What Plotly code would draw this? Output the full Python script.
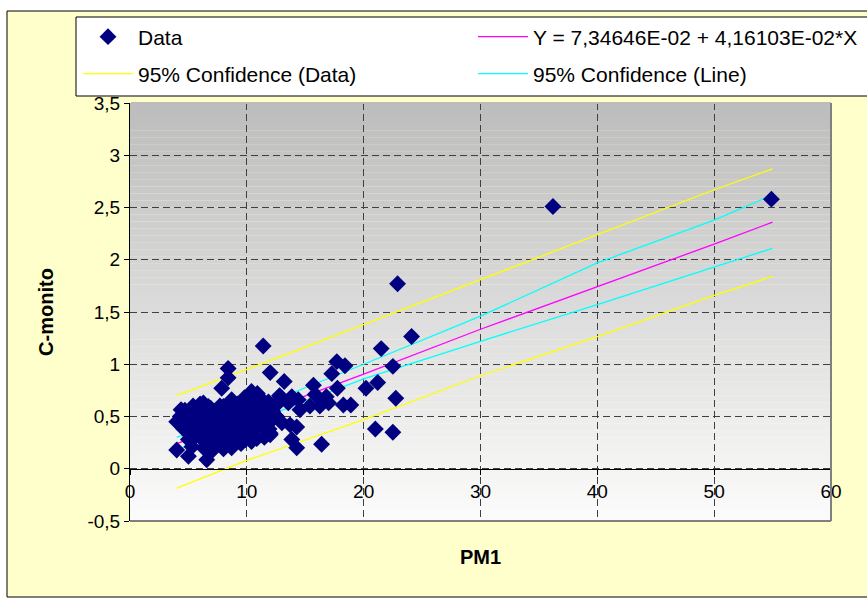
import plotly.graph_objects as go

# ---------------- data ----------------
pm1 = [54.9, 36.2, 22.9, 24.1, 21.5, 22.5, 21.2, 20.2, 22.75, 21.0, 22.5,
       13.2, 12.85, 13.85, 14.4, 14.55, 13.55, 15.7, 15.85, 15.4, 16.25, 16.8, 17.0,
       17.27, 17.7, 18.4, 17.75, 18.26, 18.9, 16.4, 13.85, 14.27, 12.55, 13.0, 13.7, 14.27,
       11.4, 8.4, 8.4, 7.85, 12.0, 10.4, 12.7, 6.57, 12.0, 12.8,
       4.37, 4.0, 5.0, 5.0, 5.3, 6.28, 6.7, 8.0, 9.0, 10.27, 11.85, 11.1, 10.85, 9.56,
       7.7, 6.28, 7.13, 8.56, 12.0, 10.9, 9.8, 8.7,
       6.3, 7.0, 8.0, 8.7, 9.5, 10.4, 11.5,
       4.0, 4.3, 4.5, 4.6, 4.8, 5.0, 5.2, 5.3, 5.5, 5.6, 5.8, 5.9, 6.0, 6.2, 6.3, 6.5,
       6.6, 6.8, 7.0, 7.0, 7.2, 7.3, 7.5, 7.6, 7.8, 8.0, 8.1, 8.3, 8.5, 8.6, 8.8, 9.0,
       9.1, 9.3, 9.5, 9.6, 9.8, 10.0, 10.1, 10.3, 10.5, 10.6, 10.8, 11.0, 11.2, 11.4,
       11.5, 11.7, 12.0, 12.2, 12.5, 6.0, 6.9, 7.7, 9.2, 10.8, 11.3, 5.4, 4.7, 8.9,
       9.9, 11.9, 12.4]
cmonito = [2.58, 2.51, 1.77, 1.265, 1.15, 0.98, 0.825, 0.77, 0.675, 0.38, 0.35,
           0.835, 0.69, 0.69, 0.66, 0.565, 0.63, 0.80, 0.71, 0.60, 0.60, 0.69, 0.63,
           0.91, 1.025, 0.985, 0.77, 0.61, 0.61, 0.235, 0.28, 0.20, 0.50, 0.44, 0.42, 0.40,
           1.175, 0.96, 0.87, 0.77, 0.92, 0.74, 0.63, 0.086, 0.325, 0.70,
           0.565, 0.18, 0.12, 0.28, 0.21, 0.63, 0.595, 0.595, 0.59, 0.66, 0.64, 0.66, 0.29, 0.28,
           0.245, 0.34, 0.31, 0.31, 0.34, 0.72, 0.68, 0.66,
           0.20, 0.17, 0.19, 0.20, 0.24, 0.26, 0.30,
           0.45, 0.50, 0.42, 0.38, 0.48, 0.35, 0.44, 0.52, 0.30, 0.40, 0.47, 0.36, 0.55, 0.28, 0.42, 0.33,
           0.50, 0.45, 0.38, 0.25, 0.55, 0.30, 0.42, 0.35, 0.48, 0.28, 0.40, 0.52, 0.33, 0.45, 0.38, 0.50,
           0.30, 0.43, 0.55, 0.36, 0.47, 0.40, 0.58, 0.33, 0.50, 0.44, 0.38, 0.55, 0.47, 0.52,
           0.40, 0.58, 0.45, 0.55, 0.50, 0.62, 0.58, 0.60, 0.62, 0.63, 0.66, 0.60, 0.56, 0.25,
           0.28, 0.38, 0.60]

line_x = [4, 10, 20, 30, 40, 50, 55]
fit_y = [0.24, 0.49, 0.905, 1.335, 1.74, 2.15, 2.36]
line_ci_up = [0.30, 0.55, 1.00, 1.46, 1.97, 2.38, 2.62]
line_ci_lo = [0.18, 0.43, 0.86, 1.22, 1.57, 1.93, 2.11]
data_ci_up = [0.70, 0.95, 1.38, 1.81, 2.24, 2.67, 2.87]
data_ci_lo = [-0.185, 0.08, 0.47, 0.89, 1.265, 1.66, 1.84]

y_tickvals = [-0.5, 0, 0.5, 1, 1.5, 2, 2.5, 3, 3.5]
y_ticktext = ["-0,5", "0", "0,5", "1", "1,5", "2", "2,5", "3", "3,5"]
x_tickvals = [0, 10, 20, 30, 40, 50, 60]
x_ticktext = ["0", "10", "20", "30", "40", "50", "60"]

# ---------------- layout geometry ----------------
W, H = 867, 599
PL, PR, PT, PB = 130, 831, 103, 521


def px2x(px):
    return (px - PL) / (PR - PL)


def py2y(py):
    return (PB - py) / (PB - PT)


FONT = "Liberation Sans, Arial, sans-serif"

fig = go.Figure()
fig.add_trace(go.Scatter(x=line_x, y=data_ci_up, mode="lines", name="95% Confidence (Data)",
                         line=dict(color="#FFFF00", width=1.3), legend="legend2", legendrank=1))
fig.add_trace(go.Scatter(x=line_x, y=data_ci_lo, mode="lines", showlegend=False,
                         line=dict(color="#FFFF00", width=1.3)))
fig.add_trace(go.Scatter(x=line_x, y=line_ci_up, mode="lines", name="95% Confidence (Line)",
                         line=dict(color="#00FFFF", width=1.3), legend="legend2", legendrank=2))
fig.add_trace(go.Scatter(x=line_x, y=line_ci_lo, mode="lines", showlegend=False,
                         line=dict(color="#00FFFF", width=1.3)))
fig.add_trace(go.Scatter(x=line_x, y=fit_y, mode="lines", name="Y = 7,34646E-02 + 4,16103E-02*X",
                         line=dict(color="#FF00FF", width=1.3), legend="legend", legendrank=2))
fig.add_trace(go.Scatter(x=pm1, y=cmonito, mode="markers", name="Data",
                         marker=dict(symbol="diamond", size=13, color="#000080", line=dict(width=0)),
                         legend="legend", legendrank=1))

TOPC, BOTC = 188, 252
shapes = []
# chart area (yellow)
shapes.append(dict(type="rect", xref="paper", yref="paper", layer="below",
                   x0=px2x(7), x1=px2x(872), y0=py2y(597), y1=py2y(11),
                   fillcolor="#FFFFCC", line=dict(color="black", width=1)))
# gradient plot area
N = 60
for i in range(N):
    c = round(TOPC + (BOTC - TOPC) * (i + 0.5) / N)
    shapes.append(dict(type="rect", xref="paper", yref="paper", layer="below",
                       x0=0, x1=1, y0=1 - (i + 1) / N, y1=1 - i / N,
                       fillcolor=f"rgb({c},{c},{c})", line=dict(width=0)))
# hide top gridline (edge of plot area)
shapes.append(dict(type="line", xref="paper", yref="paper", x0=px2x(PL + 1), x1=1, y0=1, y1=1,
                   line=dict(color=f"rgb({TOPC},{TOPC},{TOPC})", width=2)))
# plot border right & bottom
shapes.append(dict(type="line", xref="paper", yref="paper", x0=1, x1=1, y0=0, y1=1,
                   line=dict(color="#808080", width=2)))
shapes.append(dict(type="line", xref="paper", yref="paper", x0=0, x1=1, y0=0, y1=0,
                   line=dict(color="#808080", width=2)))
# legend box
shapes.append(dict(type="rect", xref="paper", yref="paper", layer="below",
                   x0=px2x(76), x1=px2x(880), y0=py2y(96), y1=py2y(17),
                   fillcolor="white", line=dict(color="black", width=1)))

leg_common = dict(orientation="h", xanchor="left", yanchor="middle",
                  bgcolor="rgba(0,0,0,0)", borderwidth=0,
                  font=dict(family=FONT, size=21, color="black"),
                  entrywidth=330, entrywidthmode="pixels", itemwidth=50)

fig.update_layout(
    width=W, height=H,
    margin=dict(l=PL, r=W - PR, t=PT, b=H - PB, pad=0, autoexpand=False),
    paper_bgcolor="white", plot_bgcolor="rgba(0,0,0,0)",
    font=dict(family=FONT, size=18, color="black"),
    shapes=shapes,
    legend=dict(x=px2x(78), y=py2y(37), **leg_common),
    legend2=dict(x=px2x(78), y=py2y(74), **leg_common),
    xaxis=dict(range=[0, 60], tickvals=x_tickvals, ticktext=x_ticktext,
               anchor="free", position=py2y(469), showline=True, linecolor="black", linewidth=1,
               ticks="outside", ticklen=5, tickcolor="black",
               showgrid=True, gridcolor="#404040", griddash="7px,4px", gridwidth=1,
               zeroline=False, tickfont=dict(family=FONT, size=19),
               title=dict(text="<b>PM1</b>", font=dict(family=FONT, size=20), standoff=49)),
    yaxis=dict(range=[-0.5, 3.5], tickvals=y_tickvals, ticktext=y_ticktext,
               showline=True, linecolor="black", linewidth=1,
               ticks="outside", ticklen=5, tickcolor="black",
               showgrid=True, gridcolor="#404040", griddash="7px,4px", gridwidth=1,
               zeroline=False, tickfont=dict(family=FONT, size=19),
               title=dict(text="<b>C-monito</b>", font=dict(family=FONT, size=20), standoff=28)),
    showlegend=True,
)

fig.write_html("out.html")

##############################

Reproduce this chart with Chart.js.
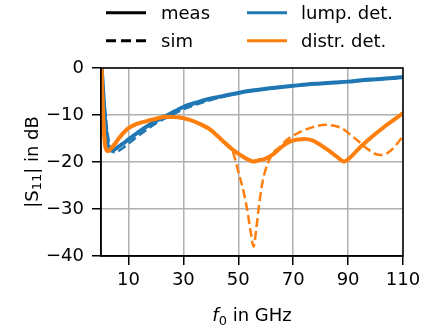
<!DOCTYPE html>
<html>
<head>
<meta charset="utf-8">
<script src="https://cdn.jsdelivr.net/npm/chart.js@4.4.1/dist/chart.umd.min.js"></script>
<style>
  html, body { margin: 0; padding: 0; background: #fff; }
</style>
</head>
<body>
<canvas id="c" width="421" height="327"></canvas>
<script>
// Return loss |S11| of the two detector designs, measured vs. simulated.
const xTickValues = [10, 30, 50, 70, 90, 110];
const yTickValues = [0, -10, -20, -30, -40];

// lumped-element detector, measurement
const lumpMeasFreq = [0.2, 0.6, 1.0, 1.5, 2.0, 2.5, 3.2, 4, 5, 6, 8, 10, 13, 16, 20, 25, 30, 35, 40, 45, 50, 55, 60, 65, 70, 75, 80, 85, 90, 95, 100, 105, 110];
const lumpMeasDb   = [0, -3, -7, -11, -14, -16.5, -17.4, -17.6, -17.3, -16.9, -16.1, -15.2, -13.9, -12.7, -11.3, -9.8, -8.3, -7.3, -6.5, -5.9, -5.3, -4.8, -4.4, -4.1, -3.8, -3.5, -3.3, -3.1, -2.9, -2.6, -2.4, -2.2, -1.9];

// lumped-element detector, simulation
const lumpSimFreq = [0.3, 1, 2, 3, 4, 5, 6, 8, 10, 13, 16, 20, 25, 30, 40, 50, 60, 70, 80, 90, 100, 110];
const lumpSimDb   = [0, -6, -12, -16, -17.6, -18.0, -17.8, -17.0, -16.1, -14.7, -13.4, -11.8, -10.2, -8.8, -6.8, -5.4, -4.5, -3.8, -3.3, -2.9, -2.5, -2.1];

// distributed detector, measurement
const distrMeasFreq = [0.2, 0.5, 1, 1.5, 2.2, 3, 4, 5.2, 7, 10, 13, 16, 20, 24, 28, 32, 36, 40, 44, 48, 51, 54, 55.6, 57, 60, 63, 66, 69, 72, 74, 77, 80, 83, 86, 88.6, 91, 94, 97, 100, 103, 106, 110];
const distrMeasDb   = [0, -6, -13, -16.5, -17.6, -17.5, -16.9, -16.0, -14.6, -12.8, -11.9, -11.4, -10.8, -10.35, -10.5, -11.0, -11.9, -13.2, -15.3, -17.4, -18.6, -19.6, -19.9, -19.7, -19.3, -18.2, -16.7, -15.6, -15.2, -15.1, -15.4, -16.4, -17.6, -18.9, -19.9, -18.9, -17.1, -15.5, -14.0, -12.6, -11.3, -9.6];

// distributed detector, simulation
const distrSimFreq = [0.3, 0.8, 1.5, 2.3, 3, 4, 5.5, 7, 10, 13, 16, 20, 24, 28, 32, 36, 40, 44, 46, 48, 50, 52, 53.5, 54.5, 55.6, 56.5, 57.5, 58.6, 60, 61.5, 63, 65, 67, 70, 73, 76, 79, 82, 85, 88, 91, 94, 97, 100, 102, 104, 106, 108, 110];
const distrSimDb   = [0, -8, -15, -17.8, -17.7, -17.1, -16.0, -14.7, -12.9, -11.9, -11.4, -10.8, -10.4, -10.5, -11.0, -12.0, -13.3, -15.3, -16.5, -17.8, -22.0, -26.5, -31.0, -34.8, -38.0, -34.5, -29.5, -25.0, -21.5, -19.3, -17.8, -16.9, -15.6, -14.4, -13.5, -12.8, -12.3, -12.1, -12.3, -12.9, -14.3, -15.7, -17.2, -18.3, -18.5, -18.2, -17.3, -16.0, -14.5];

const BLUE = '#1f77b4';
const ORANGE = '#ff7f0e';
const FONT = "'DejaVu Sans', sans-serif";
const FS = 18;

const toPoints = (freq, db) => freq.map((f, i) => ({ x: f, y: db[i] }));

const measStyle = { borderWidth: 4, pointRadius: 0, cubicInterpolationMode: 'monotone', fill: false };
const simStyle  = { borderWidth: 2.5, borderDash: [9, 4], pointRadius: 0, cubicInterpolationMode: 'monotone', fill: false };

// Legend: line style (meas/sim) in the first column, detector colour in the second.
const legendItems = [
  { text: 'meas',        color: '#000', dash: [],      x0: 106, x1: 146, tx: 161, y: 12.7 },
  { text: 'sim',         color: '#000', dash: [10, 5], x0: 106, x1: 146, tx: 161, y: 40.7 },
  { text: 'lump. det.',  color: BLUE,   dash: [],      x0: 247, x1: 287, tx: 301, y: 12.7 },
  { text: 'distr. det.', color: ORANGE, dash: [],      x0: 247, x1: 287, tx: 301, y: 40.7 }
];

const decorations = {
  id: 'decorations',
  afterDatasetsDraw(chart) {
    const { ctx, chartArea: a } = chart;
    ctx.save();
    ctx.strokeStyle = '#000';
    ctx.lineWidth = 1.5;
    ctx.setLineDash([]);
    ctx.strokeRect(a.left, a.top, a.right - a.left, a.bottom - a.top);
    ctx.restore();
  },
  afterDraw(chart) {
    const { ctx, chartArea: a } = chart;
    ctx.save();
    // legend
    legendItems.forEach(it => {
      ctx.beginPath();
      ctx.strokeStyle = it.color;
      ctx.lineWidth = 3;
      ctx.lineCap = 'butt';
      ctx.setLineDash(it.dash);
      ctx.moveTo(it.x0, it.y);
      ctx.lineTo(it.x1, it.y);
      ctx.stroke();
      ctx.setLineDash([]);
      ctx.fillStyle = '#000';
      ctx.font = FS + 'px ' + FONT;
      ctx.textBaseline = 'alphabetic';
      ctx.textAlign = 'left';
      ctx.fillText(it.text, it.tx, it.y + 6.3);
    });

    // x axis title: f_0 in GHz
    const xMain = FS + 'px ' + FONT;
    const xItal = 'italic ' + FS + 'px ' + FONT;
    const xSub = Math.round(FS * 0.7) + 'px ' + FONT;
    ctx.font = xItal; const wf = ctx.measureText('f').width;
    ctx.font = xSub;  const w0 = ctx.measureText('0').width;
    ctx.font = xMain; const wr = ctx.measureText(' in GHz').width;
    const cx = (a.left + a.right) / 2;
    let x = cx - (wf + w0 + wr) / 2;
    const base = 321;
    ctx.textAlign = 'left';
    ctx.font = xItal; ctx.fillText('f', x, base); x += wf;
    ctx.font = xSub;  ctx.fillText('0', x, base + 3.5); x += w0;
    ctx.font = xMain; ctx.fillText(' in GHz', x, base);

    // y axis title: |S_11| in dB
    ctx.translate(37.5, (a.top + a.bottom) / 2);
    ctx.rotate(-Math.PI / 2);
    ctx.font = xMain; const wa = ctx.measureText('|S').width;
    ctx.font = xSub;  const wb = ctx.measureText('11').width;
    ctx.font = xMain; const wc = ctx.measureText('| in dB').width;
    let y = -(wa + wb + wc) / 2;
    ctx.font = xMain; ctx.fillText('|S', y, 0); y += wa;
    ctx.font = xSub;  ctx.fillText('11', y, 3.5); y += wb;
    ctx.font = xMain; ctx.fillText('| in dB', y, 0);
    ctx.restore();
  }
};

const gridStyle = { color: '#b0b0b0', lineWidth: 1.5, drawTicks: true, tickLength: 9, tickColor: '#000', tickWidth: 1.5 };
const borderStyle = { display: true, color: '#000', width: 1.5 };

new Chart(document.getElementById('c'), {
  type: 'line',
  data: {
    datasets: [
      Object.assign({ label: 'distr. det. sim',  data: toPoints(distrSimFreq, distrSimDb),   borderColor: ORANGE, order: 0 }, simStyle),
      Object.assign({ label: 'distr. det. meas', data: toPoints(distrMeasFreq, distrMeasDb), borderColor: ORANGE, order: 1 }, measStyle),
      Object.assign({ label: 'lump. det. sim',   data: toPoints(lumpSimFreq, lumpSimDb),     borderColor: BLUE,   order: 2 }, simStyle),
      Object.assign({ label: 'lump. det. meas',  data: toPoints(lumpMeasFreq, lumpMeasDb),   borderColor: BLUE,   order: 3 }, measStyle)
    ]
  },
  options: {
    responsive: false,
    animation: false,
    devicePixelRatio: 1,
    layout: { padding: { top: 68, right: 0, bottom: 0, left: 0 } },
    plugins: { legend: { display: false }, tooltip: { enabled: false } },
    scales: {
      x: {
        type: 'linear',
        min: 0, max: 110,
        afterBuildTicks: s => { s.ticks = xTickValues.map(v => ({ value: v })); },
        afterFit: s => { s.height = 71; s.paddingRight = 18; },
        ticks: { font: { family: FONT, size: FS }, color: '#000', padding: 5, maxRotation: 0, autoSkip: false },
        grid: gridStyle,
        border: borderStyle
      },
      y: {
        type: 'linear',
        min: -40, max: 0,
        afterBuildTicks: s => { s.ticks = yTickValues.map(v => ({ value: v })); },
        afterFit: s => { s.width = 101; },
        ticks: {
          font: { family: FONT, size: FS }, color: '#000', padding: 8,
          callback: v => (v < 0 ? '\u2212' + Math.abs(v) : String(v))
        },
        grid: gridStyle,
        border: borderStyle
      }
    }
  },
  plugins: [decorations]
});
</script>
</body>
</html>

##############################

Instruction - Show all lines in the entries above where the string "script" appears.

Written reply -
What Plotly code would draw this? Output the full Python script.
<script src="https://cdn.jsdelivr.net/npm/chart.js@4.4.1/dist/chart.umd.min.js"></script>
<script>
</script>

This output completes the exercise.